WORK SONGS – CREATION 23

WORK SONGS – CREATION 23

On chantait dans les usines.

On chantait sur les bateaux.

On chantait aux champs.

Pour se mettre en train. Pour réchauffer les corps. Pour oublier la douleur et narguer les contremaîtres. Pour que le soleil brille, pour que la pluie daigne tomber. On chantait et on travaillait. Mais les modalités du travail ont changé, et les chants ont disparu. 

Nous voulons retrouver, réarranger, actualiser ces chants de métier, chants de travail que la distance et l’ignorance ont condamné à l’oubli.

Cette musique fonctionnelle, de coordination des gestes, n’a plus guère de sens quand on travaille seul, et que le tempo est donné par un smartphone. Alors remettre du chant dans le travail, c’est peut-être aussi un moyen d’assainir les pratiques, de tout simplement retrouver des raisons de chanter.

Notre démarche n’est ni mémorielle ni documentaire, mais bien une recherche de l’essence musicale de ces pratiques vocales de transmission orale, simples et puissantes.

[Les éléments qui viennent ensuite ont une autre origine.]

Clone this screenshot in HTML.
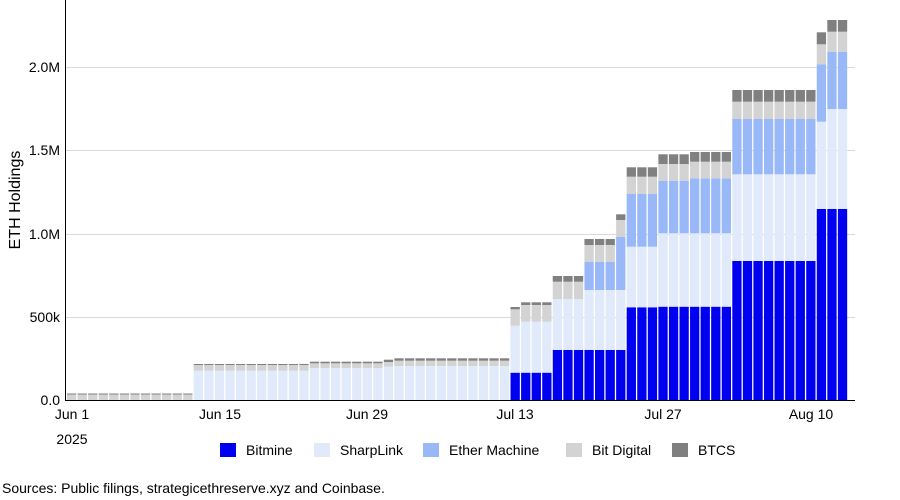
<!DOCTYPE html>
<html><head><meta charset="utf-8"><style>
html,body{margin:0;padding:0;background:#fff;}
svg{display:block;font-family:"Liberation Sans",Arial,sans-serif;}
</style></head><body>
<svg id="s" width="900" height="500" xmlns="http://www.w3.org/2000/svg">
<g stroke="#d9d9d9" stroke-width="1">
<line x1="65" x2="855" y1="67.5" y2="67.5"/>
<line x1="65" x2="855" y1="150.5" y2="150.5"/>
<line x1="65" x2="855" y1="234.5" y2="234.5"/>
<line x1="65" x2="855" y1="317.5" y2="317.5"/>
</g>
<g id="bars"></g>
<line x1="65.5" x2="65.5" y1="0" y2="400" stroke="#000" stroke-width="1"/>
<line x1="65" x2="855" y1="400.5" y2="400.5" stroke="#000" stroke-width="1"/>
<g font-size="14" fill="#000" text-anchor="end">
<text x="60" y="72">2.0M</text>
<text x="60" y="155">1.5M</text>
<text x="60" y="239">1.0M</text>
<text x="60" y="322">500k</text>
<text x="60" y="405">0.0</text>
</g>
<text transform="translate(20,200) rotate(-90)" text-anchor="middle" font-size="16">ETH Holdings</text>
<g font-size="14" text-anchor="middle">
<text x="72" y="419">Jun 1</text>
<text x="72" y="444">2025</text>
<text x="220" y="419">Jun 15</text>
<text x="367" y="419">Jun 29</text>
<text x="515" y="419">Jul 13</text>
<text x="663" y="419">Jul 27</text>
<text x="811" y="419">Aug 10</text>
</g>
<g font-size="14">
<rect x="220" y="443" width="16" height="14" fill="#0000f0"/><text x="246" y="455">Bitmine</text>
<rect x="314" y="443" width="16" height="14" fill="#e1eafb"/><text x="340" y="455">SharpLink</text>
<rect x="423" y="443" width="16" height="14" fill="#99b8f8"/><text x="449" y="455">Ether Machine</text>
<rect x="566" y="443" width="16" height="14" fill="#d3d3d3"/><text x="592" y="455">Bit Digital</text>
<rect x="672" y="443" width="16" height="14" fill="#808080"/><text x="698" y="455">BTCS</text>
</g>
<text x="2" y="493" font-size="14">Sources: Public filings, strategicethreserve.xyz and Coinbase.</text>
</svg>
<script>
var groups=[
[0,11,[400,400,400,394.5,393.5]],
[12,22,[400,370.7,370.7,365,364]],
[23,29,[400,368,368,363.3,361.7]],
[30,30,[400,366.7,366.7,362,359.7]],
[31,41,[400,366,366,360.7,358.3]],
[42,42,[372.7,325.7,325.7,309.3,307]],
[43,45,[372.7,321.7,321.7,305,302.3]],
[46,48,[350,299,299,281.7,276]],
[49,51,[350,290,261.7,245,239]],
[52,52,[350,290,236.7,220,214.3]],
[53,55,[307.3,246.7,194,176.7,167.3]],
[56,58,[306.7,233.3,180.7,164,154.3]],
[59,62,[306.7,233.3,178.3,161.7,152]],
[63,70,[261,174.3,119,101.7,90]],
[71,71,[209,121.7,64.3,44.3,32.3]],
[72,73,[209,109,51.7,31.7,20]]];
var cols=["#0000f0","#e1eafb","#99b8f8","#d3d3d3","#808080"];
var h="";
groups.forEach(function(g){
 for(var i=g[0];i<=g[1];i++){
  var x=67+i*10.56, prev=400;
  for(var k=0;k<5;k++){
   var t=g[2][k];
   if(prev-t>0.01) h+='<rect x="'+x.toFixed(2)+'" y="'+t+'" width="9.3" height="'+(prev-t).toFixed(2)+'" fill="'+cols[k]+'"/>';
   prev=t;
  }
 }
});
document.getElementById("bars").innerHTML=h;
</script>
</body></html>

L’ensemble bruxellois HYOID voices (dir. Fabienne Séveillac / Andreas Halling) collabore avec le metteur en scène français Halory Goerger et le compositeur américain Christopher Trapani pour créer une pièce qui explore ce matériel. Pour le disséquer, le complexifier, le déplacer. Le confronter à de nouveaux environnements de travail, à d’autres aspirations. 

En écoutant des laitières qui chantaient pour consoler leurs vaches à qui on avait pris le veau, on se demande ce qu’on pourrait chanter dans une ferme où elles sont mille à se lamenter. Comment chante-t-on dans une usine où le niveau sonore avoisine les 90dB ? Quelle chanson résonne dans les « fermes de trolls » du Brésil et de la Russie quand les présidents sont élus ? Qu’est-ce qu’on chante quand personne ne comprend ce qu’on fait comme travail, ou qu’on en a plus ?

On voudrait savoir dans quelle langue on chanterait sur un pétrolier multilingue où les écrans ont supplanté les guitares. Comprendre ce qu’on a encore à chanter dans un entrepôt glauque chez Amazon dans les 30 secondes de pause qu’on a.

Et que ce ne soit pas triste. Et qu’on sorte de la pièce en chantant.